If your top priority is maximum price discovery, full on-market exposure may be the better fit. If privacy is non-negotiable, office exclusive may make more sense. If you want a middle ground, delayed marketing or a carefully planned Coming Soon period may offer the balance you need.

In Palm Beach, the smartest approach is often tailored rather than automatic. Your strategy should reflect your timeline, your privacy concerns, your property type, and the kind of buyer most likely to respond.

If you are weighing whether to sell quietly, publicly, or in phases, a thoughtful conversation can save time and help you avoid the wrong kind of exposure. To discuss a discreet, well-structured plan for your property, connect with Stephanie Schwed.

FAQs

What does selling discreetly on Palm Beach Island mean?

  • Selling discreetly on Palm Beach Island usually means choosing a listing strategy with limited public exposure, such as an office exclusive, delayed marketing period, or another controlled approach allowed under MLS rules.

Is an off-market or private home sale legal in Palm Beach?

  • Yes. A seller-directed off-market or office-exclusive sale is permitted when MLS rules and required disclosures are followed, according to NAR’s consumer guidance.

Does Coming Soon status in Palm Beach allow showings?

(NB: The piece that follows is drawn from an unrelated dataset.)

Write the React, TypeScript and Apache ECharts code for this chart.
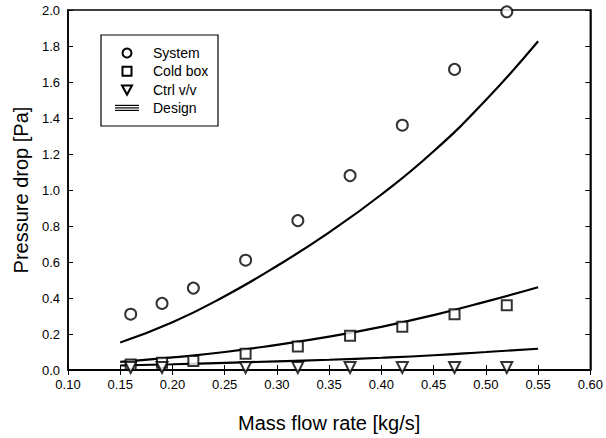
import React, { useEffect, useRef } from "react";
import * as echarts from "echarts";

const massFlow = [0.16, 0.19, 0.22, 0.27, 0.32, 0.37, 0.42, 0.47, 0.52];
const systemDp = [0.31, 0.37, 0.455, 0.61, 0.83, 1.08, 1.36, 1.67, 1.99];
const coldBoxDp = [0.03, 0.04, 0.05, 0.09, 0.13, 0.19, 0.24, 0.31, 0.36];
const ctrlFlow = [0.16, 0.19, 0.27, 0.32, 0.37, 0.42, 0.47, 0.52];
const ctrlDp = [0.014, 0.014, 0.014, 0.014, 0.014, 0.014, 0.014, 0.014];

const designFlow = [0.15, 0.2, 0.25, 0.3, 0.35, 0.4, 0.45, 0.5, 0.55];
const designSystem = [0.153, 0.265, 0.41, 0.578, 0.765, 0.975, 1.215, 1.5, 1.826];
const designColdBox = [0.045, 0.07, 0.1, 0.14, 0.185, 0.24, 0.305, 0.38, 0.46];
const designCtrl = [0.025, 0.032, 0.04, 0.048, 0.057, 0.068, 0.082, 0.1, 0.118];

const legendNames = ["System", "Cold box", "Ctrl v/v", "Design"];

const FONT = "Liberation Sans, Arial, sans-serif";

function pairs(xs: number[], ys: number[]) {
  return xs.map((x, i) => [x, ys[i]]);
}

export default function App() {
  const ref = useRef<HTMLDivElement>(null);
  useEffect(() => {
    if (!ref.current) return;
    const chart = echarts.init(ref.current, undefined, { renderer: "svg" });
    const markerStyle = { color: "#fff", borderColor: "#000", borderWidth: 2 };
    const lineStyle = { color: "#000", width: 2.2 };
    const tickStyle = { show: true, inside: true, length: 5, lineStyle: { color: "#000", width: 1 } };
    const legendX = 127;
    const legendY0 = 53;
    const legendDy = 18.3;
    const legendText = legendNames.map((n, i) => ({
      type: "text",
      x: 153,
      y: legendY0 + i * legendDy,
      style: { text: n, font: `14px ${FONT}`, fill: "#000", textVerticalAlign: "middle" },
    }));
    chart.setOption({
      animation: false,
      backgroundColor: "#fff",
      grid: { left: 68, right: 14, top: 10, bottom: 63, show: true, borderColor: "#000", borderWidth: 1.5, backgroundColor: "transparent" },
      xAxis: [
        {
          type: "value",
          min: 0.1,
          max: 0.6,
          interval: 0.05,
          name: "Mass flow rate [kg/s]",
          nameLocation: "middle",
          nameGap: 43,
          nameTextStyle: { fontFamily: FONT, fontSize: 20, color: "#000" },
          axisLine: { show: true, lineStyle: { color: "#000", width: 1.5 } },
          axisTick: tickStyle,
          axisLabel: { formatter: (v: number) => v.toFixed(2), fontFamily: FONT, fontSize: 13, color: "#000", margin: 8 },
          splitLine: { show: false },
        },
        {
          type: "value",
          position: "top",
          min: 0.1,
          max: 0.6,
          interval: 0.05,
          axisLine: { show: true, lineStyle: { color: "#000", width: 1.5 } },
          axisTick: tickStyle,
          axisLabel: { show: false },
          splitLine: { show: false },
        },
      ],
      yAxis: [
        {
          type: "value",
          min: 0,
          max: 2,
          interval: 0.2,
          name: "Pressure drop [Pa]",
          nameLocation: "middle",
          nameGap: 35,
          nameTextStyle: { fontFamily: FONT, fontSize: 20, color: "#000" },
          axisLine: { show: true, lineStyle: { color: "#000", width: 1.5 } },
          axisTick: tickStyle,
          axisLabel: { formatter: (v: number) => v.toFixed(1), fontFamily: FONT, fontSize: 13, color: "#000", margin: 8 },
          splitLine: { show: false },
        },
        {
          type: "value",
          position: "right",
          min: 0,
          max: 2,
          interval: 0.2,
          axisLine: { show: true, lineStyle: { color: "#000", width: 1.5 } },
          axisTick: tickStyle,
          axisLabel: { show: false },
          splitLine: { show: false },
        },
      ],
      series: [
        { name: "Design System", type: "line", smooth: true, showSymbol: false, data: pairs(designFlow, designSystem), lineStyle, z: 2 },
        { name: "Design Cold box", type: "line", smooth: true, showSymbol: false, data: pairs(designFlow, designColdBox), lineStyle, z: 2 },
        { name: "Design Ctrl", type: "line", smooth: true, showSymbol: false, data: pairs(designFlow, designCtrl), lineStyle, z: 2 },
        { name: "System", type: "scatter", symbol: "circle", symbolSize: 11, data: pairs(massFlow, systemDp), itemStyle: markerStyle, z: 3 },
        { name: "Cold box", type: "scatter", symbol: "rect", symbolSize: 10, data: pairs(massFlow, coldBoxDp), itemStyle: markerStyle, z: 3 },
        { name: "Ctrl v/v", type: "scatter", symbol: "triangle", symbolRotate: 180, symbolSize: 11, data: pairs(ctrlFlow, ctrlDp), itemStyle: markerStyle, z: 3 },
      ],
      graphic: [
        { type: "rect", shape: { x: 101, y: 35, width: 117, height: 91 }, style: { fill: "#fff", stroke: "#000", lineWidth: 1.2 }, z: 10 },
        { type: "circle", shape: { cx: legendX, cy: legendY0, r: 4.5 }, style: { fill: "#fff", stroke: "#000", lineWidth: 2 }, z: 11 },
        { type: "rect", shape: { x: legendX - 4.5, y: legendY0 + legendDy - 4.5, width: 9, height: 9 }, style: { fill: "#fff", stroke: "#000", lineWidth: 2 }, z: 11 },
        {
          type: "polygon",
          shape: { points: [[legendX - 5, legendY0 + 2 * legendDy - 4], [legendX + 5, legendY0 + 2 * legendDy - 4], [legendX, legendY0 + 2 * legendDy + 5]] },
          style: { fill: "#fff", stroke: "#000", lineWidth: 2 },
          z: 11,
        },
        ...[-2.5, 0, 2.5].map((d) => ({
          type: "line",
          shape: { x1: legendX - 12, y1: legendY0 + 3 * legendDy + d, x2: legendX + 12, y2: legendY0 + 3 * legendDy + d },
          style: { stroke: "#000", lineWidth: 1.2 },
          z: 11,
        })),
        ...legendText.map((t) => ({ ...t, z: 11 })),
      ],
    });
    return () => chart.dispose();
  }, []);
  return <div ref={ref} style={{ position: "fixed", left: 0, top: 0, width: 606, height: 438 }} />;
}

  • No. BeachesMLS states that showings and open houses are not permitted while a property is in Coming Soon status.

Does a private sale reduce buyer competition in Palm Beach?

  • Usually, yes. With fewer buyers seeing the property, there is often less competition and less public pricing feedback than with a full on-market launch.

Why do international buyers matter for Palm Beach sellers?

  • International demand is a meaningful part of the South Florida luxury market, and Florida Realtors reported that the Miami-Fort Lauderdale-West Palm Beach metro accounted for 45% of Florida’s international buyers in 2025.

When should a Palm Beach seller switch from quiet marketing to full exposure?

  • A seller may consider expanding exposure when a private or limited launch is not generating enough qualified interest, useful pricing feedback, or the timing needed to meet the seller’s goals.